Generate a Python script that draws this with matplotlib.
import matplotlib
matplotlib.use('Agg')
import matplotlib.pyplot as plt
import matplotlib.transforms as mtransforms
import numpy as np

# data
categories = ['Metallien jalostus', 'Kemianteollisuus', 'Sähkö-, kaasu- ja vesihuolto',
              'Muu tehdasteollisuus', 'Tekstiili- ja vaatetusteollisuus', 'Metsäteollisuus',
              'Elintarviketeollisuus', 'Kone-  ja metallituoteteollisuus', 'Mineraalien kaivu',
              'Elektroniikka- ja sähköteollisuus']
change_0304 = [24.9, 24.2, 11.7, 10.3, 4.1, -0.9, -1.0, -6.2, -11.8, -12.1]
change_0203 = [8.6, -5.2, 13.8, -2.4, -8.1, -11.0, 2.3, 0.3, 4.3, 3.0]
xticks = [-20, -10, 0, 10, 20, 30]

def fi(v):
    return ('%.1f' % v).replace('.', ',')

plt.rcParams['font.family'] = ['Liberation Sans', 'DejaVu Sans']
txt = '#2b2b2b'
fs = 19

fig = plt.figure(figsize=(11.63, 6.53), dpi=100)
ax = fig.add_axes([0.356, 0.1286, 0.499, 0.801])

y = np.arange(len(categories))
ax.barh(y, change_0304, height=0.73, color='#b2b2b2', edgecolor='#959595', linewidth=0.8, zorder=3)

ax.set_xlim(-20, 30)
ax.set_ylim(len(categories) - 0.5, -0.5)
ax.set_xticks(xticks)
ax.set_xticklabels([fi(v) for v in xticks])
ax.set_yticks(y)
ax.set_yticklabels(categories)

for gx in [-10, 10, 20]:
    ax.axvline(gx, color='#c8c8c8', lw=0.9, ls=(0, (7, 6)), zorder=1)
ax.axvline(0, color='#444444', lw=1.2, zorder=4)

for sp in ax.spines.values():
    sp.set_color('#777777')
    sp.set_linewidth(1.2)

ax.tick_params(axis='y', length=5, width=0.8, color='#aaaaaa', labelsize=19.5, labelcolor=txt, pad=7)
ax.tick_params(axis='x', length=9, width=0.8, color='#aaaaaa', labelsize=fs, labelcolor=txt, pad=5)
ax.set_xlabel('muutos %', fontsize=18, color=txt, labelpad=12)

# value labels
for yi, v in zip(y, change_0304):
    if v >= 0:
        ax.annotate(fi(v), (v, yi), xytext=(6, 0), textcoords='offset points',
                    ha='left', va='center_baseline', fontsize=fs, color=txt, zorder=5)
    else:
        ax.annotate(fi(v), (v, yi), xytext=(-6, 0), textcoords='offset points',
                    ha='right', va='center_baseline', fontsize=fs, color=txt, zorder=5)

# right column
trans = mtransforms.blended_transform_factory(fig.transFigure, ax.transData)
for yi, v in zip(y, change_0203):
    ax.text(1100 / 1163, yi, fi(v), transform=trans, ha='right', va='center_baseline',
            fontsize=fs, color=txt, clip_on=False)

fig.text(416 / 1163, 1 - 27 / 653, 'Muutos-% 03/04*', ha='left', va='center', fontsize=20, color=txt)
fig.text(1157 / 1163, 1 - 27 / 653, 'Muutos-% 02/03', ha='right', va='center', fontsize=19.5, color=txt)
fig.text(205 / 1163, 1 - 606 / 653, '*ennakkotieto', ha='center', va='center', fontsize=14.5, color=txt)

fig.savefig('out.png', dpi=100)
------------------------------------
__TASK__.
Repeat the material above in full, exactly as it stands.

__RESULT BELOW__.
Generate a Python script that draws this with matplotlib.
import matplotlib
matplotlib.use('Agg')
import matplotlib.pyplot as plt
import matplotlib.transforms as mtransforms
import numpy as np

# data
categories = ['Metallien jalostus', 'Kemianteollisuus', 'Sähkö-, kaasu- ja vesihuolto',
              'Muu tehdasteollisuus', 'Tekstiili- ja vaatetusteollisuus', 'Metsäteollisuus',
              'Elintarviketeollisuus', 'Kone-  ja metallituoteteollisuus', 'Mineraalien kaivu',
              'Elektroniikka- ja sähköteollisuus']
change_0304 = [24.9, 24.2, 11.7, 10.3, 4.1, -0.9, -1.0, -6.2, -11.8, -12.1]
change_0203 = [8.6, -5.2, 13.8, -2.4, -8.1, -11.0, 2.3, 0.3, 4.3, 3.0]
xticks = [-20, -10, 0, 10, 20, 30]

def fi(v):
    return ('%.1f' % v).replace('.', ',')

plt.rcParams['font.family'] = ['Liberation Sans', 'DejaVu Sans']
txt = '#2b2b2b'
fs = 19

fig = plt.figure(figsize=(11.63, 6.53), dpi=100)
ax = fig.add_axes([0.356, 0.1286, 0.499, 0.801])

y = np.arange(len(categories))
ax.barh(y, change_0304, height=0.73, color='#b2b2b2', edgecolor='#959595', linewidth=0.8, zorder=3)

ax.set_xlim(-20, 30)
ax.set_ylim(len(categories) - 0.5, -0.5)
ax.set_xticks(xticks)
ax.set_xticklabels([fi(v) for v in xticks])
ax.set_yticks(y)
ax.set_yticklabels(categories)

for gx in [-10, 10, 20]:
    ax.axvline(gx, color='#c8c8c8', lw=0.9, ls=(0, (7, 6)), zorder=1)
ax.axvline(0, color='#444444', lw=1.2, zorder=4)

for sp in ax.spines.values():
    sp.set_color('#777777')
    sp.set_linewidth(1.2)

ax.tick_params(axis='y', length=5, width=0.8, color='#aaaaaa', labelsize=19.5, labelcolor=txt, pad=7)
ax.tick_params(axis='x', length=9, width=0.8, color='#aaaaaa', labelsize=fs, labelcolor=txt, pad=5)
ax.set_xlabel('muutos %', fontsize=18, color=txt, labelpad=12)

# value labels
for yi, v in zip(y, change_0304):
    if v >= 0:
        ax.annotate(fi(v), (v, yi), xytext=(6, 0), textcoords='offset points',
                    ha='left', va='center_baseline', fontsize=fs, color=txt, zorder=5)
    else:
        ax.annotate(fi(v), (v, yi), xytext=(-6, 0), textcoords='offset points',
                    ha='right', va='center_baseline', fontsize=fs, color=txt, zorder=5)

# right column
trans = mtransforms.blended_transform_factory(fig.transFigure, ax.transData)
for yi, v in zip(y, change_0203):
    ax.text(1100 / 1163, yi, fi(v), transform=trans, ha='right', va='center_baseline',
            fontsize=fs, color=txt, clip_on=False)

fig.text(416 / 1163, 1 - 27 / 653, 'Muutos-% 03/04*', ha='left', va='center', fontsize=20, color=txt)
fig.text(1157 / 1163, 1 - 27 / 653, 'Muutos-% 02/03', ha='right', va='center', fontsize=19.5, color=txt)
fig.text(205 / 1163, 1 - 606 / 653, '*ennakkotieto', ha='center', va='center', fontsize=14.5, color=txt)

fig.savefig('out.png', dpi=100)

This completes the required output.